Still sharp. Still the game. It's showing a different arrangement than the real sim by now — it committed to its own future — but that's what sampling means.

One extra trick mattered (borrowed from the GameNGen paper): during training I sometimes added noise to the context frames too, telling the model how much. A dreaming model's context is its own slightly-imperfect previous outputs — by training on smudged context, it learns to treat its own small mistakes as noise to see through rather than gospel to amplify.

The dreaming loop itself, by the way, is almost embarrassingly simple:

ctx = deque(last_4_real_frames, maxlen=4)
while playing:
    frame = model.predict_next(stack(ctx), action=your_keypress)
    ctx.append(frame)        # the model now feeds on its own imagination
    send_to_browser(frame)

The numbers, honestly

I evaluated both models on held-out data the training never saw, and the results taught me more than a clean victory would have:

  • One-step accuracy: ~42 dB PSNR for both — at one step ahead, you cannot tell either model from the real game.
  • Ten steps ahead: v2 wins, 27.3 vs 25.6 dB.
  • The split-rule probe: v1 wins, 24/24 vs 18/24. On a mostly-deterministic game, futures are usually single — averaging barely hurts, and the simple model nails the laws.
  • Sharpness after 10 seconds of dreaming: v2 retains 100% of the real game's edge crispness; v1 has visibly melted.
  • Speed: v1 dreams at 200+ fps; v2 at 54 fps with 4 denoising passes — both far above the 15 fps the game needs, on a 4 GB card from 2014.

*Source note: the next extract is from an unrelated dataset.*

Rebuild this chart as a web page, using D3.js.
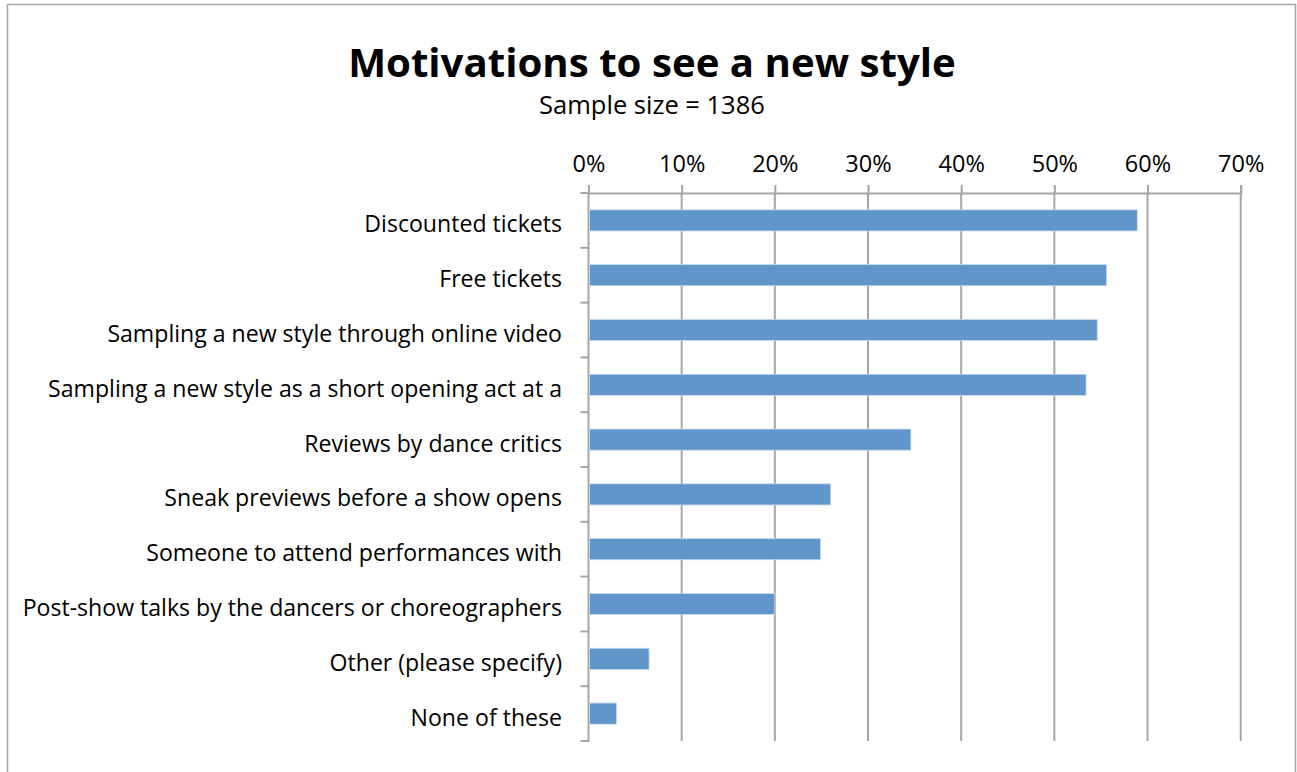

So diffusion bought commitment, not rule fidelity, at this scale — and the humble regression baseline is genuinely strong on a near-deterministic game. I also tried two automated "sharpness" metrics that completely failed to capture what your eye sees instantly, and I kept that failure in the writeup instead of shopping for a friendlier metric. If I've learned one meta-lesson from ML it's this: the field's main failure mode is fooling yourself, and the most valuable skill is refusing to. PSNR famously rewards blur; a stochastic model "diverging" from the one true trajectory is doing its job, not failing it. You have to know what your metrics actually measure.

What I have learnt

  • Pick problems where ML is load-bearing. If a heuristic solves it, the model is decoration. The strongest answer to "why does this need ML?" is "the deliverable is the learned function."
  • The loss function is the product spec. v1's blur wasn't a bug — it was the L1 loss getting exactly what it asked for. Diffusion isn't "better"; it answers a different question.
  • Fast and correct beats fast. The numpy oracle, stateless RNG, and golden images cost a day and bought me the right to trust every result after.
  • Honest evaluation is a feature you build, not a paragraph you write at the end. The in-dream rule probes were more informative than any pixel metric.
  • A 2014 GPU is plenty for real ML systems work — batched simulation, streaming training, diffusion inference at interactive framerates. Constraints are a feature; they force you to understand instead of scale.

The build log — every decision, bug, and dead end, including two pkill incidents I'd rather not discuss — lives in the repo as a generated "journey" PDF, and the stack is: hand-written CUDA kernels (sim + rasterizer), PyTorch for both world models, FastAPI + a WebSocket streaming raw frames to a vanilla-JS canvas. No frameworks were harmed in the making of the frontend.